Let's consider La Collectionneuse next, even though the later My Night at Maud's is number three in Rohmer's conception (even he has said that the numbers don't mean much; he meant to make My Night at Maud's first, but Trintignant wasn't available). This is the first of Rohmer's films to be made in color and in 35mm, and the first to be shot by the great cameraman Nestor Almendros; The Rohmer-Almendros team had a unique ability to evoke place and time through precise attention to setting, to physical detail, and especially to weather. La Collectionneuse was shot quickly and cheaply. Direct sound is still missed, but this is the first example of Rohmer's fully mature style. The story is a surgically precise analysis of preening manhood confronted with unapologetically open female sexuality; it's fairly grueling to watch, as Adrien and Daniel are about as insufferable and irritating as Rohmer has ever allowed his characters to be. The film also has one of the worst performances I've ever seen in a Rohmer film, Eugene Archer's hammy, menacing, sub-Orson Welles turn as the American art collector, Sam. It's a jarring false note in a series that seems to contain nothing but perfectly wrought performances.

My Night at Maud's was Rohmer's big commercial breakthrough, which is slightly ironic because it's the film in which he flirts most openly with the flaws his detractors accuse him of: the dialogue here is relentless and often on esoteric subjects, but Rohmer doesn't let Jean-Louis talk about Pascal at length simply because the director finds Pascal interesting; rather, Jean-Louis' thoughts on Pascal illuminate the ways in which he's torn between sensuality and faith, between chance and the rational, between (as he sees it) Maud and Francoise. Almendros's stark, wintry black-and-white photography is peerless, captured with perfect clairty by the transfer. For all of Rohmer's characteristic detachment, this also strikes me as the most tender of his films, the most emotional: he often sets the camera on one character for long stretches in the middle of a conversation, allowing us to really look at them, to feel the way their seemingly assured talk hides complications and insecurities. The ending, with its transition from winter to summer and its sense of both the fragility and tenaciousness of emotions, is gorgeous; for me, there are few images in Rohmer's films more moving than that of Francoise distractedly digging in the sand, remembering what happened long ago but still lives in her.

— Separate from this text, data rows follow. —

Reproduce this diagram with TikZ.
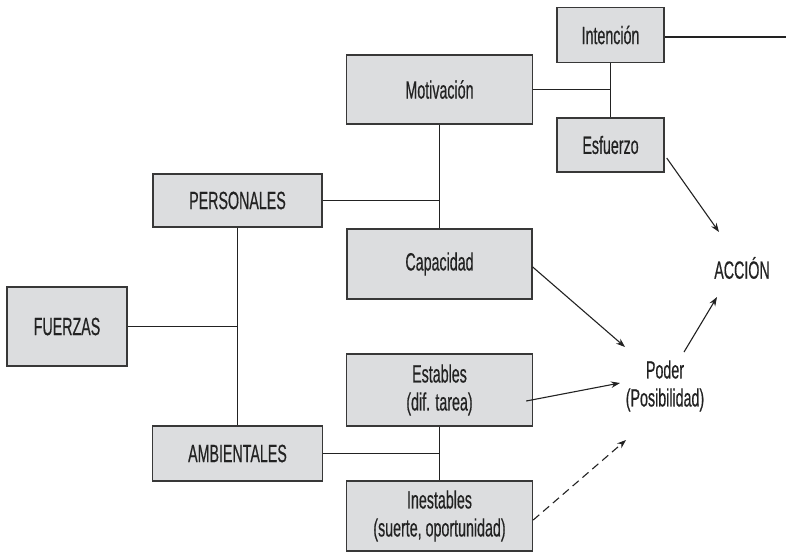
\documentclass[tikz,border=0pt]{standalone}
\usepackage{fontspec}
\setmainfont{Liberation Sans}[FakeStretch=0.57,FakeBold=0.45]
\usetikzlibrary{arrows.meta,calc}
\definecolor{boxfill}{HTML}{DCDDDF}
\definecolor{boxline}{HTML}{383838}
\definecolor{ink}{HTML}{222222}
\begin{document}
\begin{tikzpicture}[x=1pt,y=-1pt,
  every node/.style={text=ink,font=\fontsize{25}{28}\selectfont,align=center,inner sep=0pt},
  gbox/.style={draw=boxline,fill=boxfill,line width=1.4pt},
  link/.style={draw=ink,line width=1.1pt},
  arr/.style={link,-{Stealth[length=9pt,width=6.5pt]}},
  darr/.style={arr,dash pattern=on 8pt off 5pt}]
\useasboundingbox (0,0) rectangle (786,552);
% boxes
\node[gbox,minimum width=107pt,minimum height=55pt] (int) at (610.5,35) {Intención};
\node[gbox,minimum width=186pt,minimum height=69pt] (mot) at (439.5,89.5) {Motivación};
\node[gbox,minimum width=107pt,minimum height=54pt] (esf) at (610.5,145) {Esfuerzo};
\node[gbox,minimum width=169pt,minimum height=53pt] (per) at (237.5,200.5) {PERSONALES};
\node[gbox,minimum width=185pt,minimum height=70pt] (cap) at (439.5,264) {Capacidad};
\node[gbox,minimum width=120pt,minimum height=79pt] (fue) at (67,326.5) {FUERZAS};
\node[gbox,minimum width=186pt,minimum height=72pt] (est) at (439.5,390) {Estables\\(dif. tarea)};
\node[gbox,minimum width=170pt,minimum height=55pt] (amb) at (237.5,453.5) {AMBIENTALES};
\node[gbox,minimum width=186pt,minimum height=70pt] (ine) at (439.5,516) {Inestables\\(suerte, oportunidad)};
% free text
\node (acc) at (742,268) {ACCIÓN};
\node (pod) at (665,386) {Poder\\(Posibilidad)};
% coordinates
\coordinate (right) at (786,37);
% tree connectors
\draw[link] (int.east |- right) -- (right);
\draw[link] (int.south) -- (esf.north);
\draw[link] (mot.east) -- (mot.east -| int.south);
\draw[link] (mot.south) -- (cap.north);
\draw[link] (per.east) -- (per.east -| mot.south);
\draw[link] (per.south) -- (amb.north);
\draw[link] (fue.east) -- (fue.east -| per.south);
\draw[link] (est.south) -- (ine.north);
\draw[link] (amb.east) -- (amb.east -| est.south);
% arrows
\draw[arr] ($(esf.east)+(2,13)$) -- ($(acc)+(-23,-36)$);
\draw[arr] ($(cap.east)+(0,3)$) -- ($(pod)+(-40,-39)$);
\draw[arr] ($(est.east)+(-7,11)$) -- ($(pod)+(-45,-3)$);
\draw[darr] ($(ine.east)+(0,4)$) -- ($(pod)+(-39,54)$);
\draw[arr] ($(pod)+(19,-34)$) -- ($(acc)+(-25,29)$);
\end{tikzpicture}
\end{document}
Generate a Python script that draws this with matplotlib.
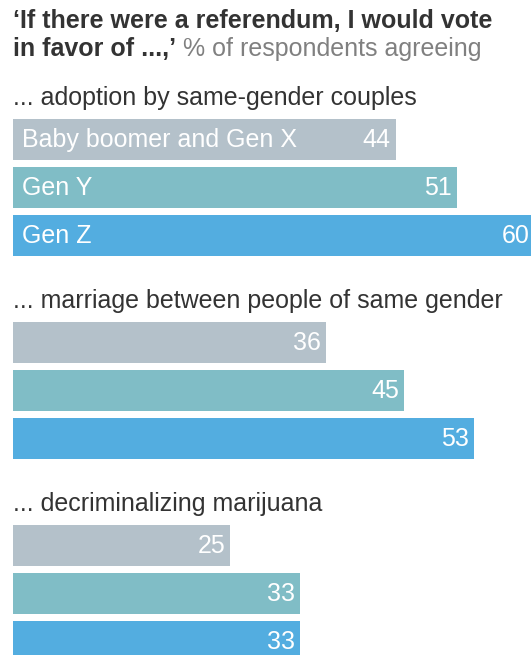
import matplotlib
matplotlib.use("Agg")
import matplotlib.pyplot as plt

plt.rcParams["font.family"] = ["Liberation Sans", "DejaVu Sans"]

generations = ["Baby boomer and Gen X", "Gen Y", "Gen Z"]
questions = [
    "... adoption by same-gender couples",
    "... marriage between people of same gender",
    "... decriminalizing marijuana",
]
adoption = [44, 51, 60]
marriage = [36, 45, 53]
marijuana = [25, 33, 33]
values = [adoption, marriage, marijuana]

colors = ["#b4c1ca", "#80bdc6", "#53ade0"]
dark = "#333333"
grey = "#808080"
fs = 18

W, H = 531, 655
fig = plt.figure(figsize=(W / 100, H / 100), dpi=100)
ax = fig.add_axes([0, 0, 1, 1])
# 8.7 px per percentage point, bars start 13 px from the left edge
px = 8.7
ax.set_xlim(-13 / px, (W - 13) / px)
ax.set_ylim(H, 0)
ax.axis("off")

# title: bold quote, then grey unit note on the second line
ax.text(0, 21, "\u2018If there were a referendum, I would vote",
        fontsize=fs, fontweight="bold", color=dark, va="center")
t2 = ax.text(0, 49, "in favor of ...,\u2019",
             fontsize=fs, fontweight="bold", color=dark, va="center")
ax.annotate(" % of respondents agreeing", xy=(1, 0), xycoords=t2,
            fontsize=fs, color=grey, va="bottom", ha="left")

group_top = [98, 301, 504]
bar_h = 41
for gi, (q, vals) in enumerate(zip(questions, values)):
    y0 = group_top[gi]
    ax.text(0, y0, q, fontsize=fs, color=dark, va="center")
    for i, v in enumerate(vals):
        y = y0 + 41 + 48 * i
        ax.barh(y, v, height=bar_h, left=0, color=colors[i])
        ax.annotate(str(v), xy=(v, y + 1), xytext=(-5, 0), textcoords="offset pixels",
                    ha="right", va="center", fontsize=fs, color="white",
                    annotation_clip=False)
        if gi == 0:
            ax.annotate(generations[i], xy=(0, y + 1), xytext=(9, 0),
                        textcoords="offset pixels", ha="left", va="center",
                        fontsize=fs, color="white")

fig.savefig("out.png", dpi=100)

Claire's Knee is on a similarly exalted level, although I think I like My Night at Maud's a bit more if only for its combinations of wintriness and warmth, elevated talk and deep fragility. In Claire's Knee, Almendros's photography is summery, evoking the vacation that Jerome has taken from life with his fiancee. Jerome's relationship with his girlfriend is tepid; he says that he's marrying her because they get along and live well together, and that passion isn't necessary to a relationship. His views are challenged when he meets Laura, who is one of Rohmer's most charming female creations: articulate, thoughtful, desperate to project a suavity and detachment beyond her years. Laurence de Monaghan's Claire is a more typical Six Moral Tales female: alluring, seemingly simple and guileless, always just out of reach of her pursuer.

Love in the Afternoon was translated as Chloe in the Afternoon for its original American release; maybe Love in the Afternoon sounded too much like a skin flick? Anyway, Chloe in the Afternoon seems like a more evocative title, but Criterion has chosen to go the literal route. The film seems like a step down from the heights of My Night at Maud's and Claire's Knee. The premise flirts with cliché (married businessman has to choose between a life of stability and an unpredictable freedom), and Zouzou's Chloe is never quite convincing as a wild child: she seems more like a typically bright and analytical Rohmer character who happens to do impulsive things when she's not on camera. Still, Rohmer's feel for settings is just as strong as ever: Paris exists here both as a vibrant city and as a vehicle for our understanding of Frederic's character.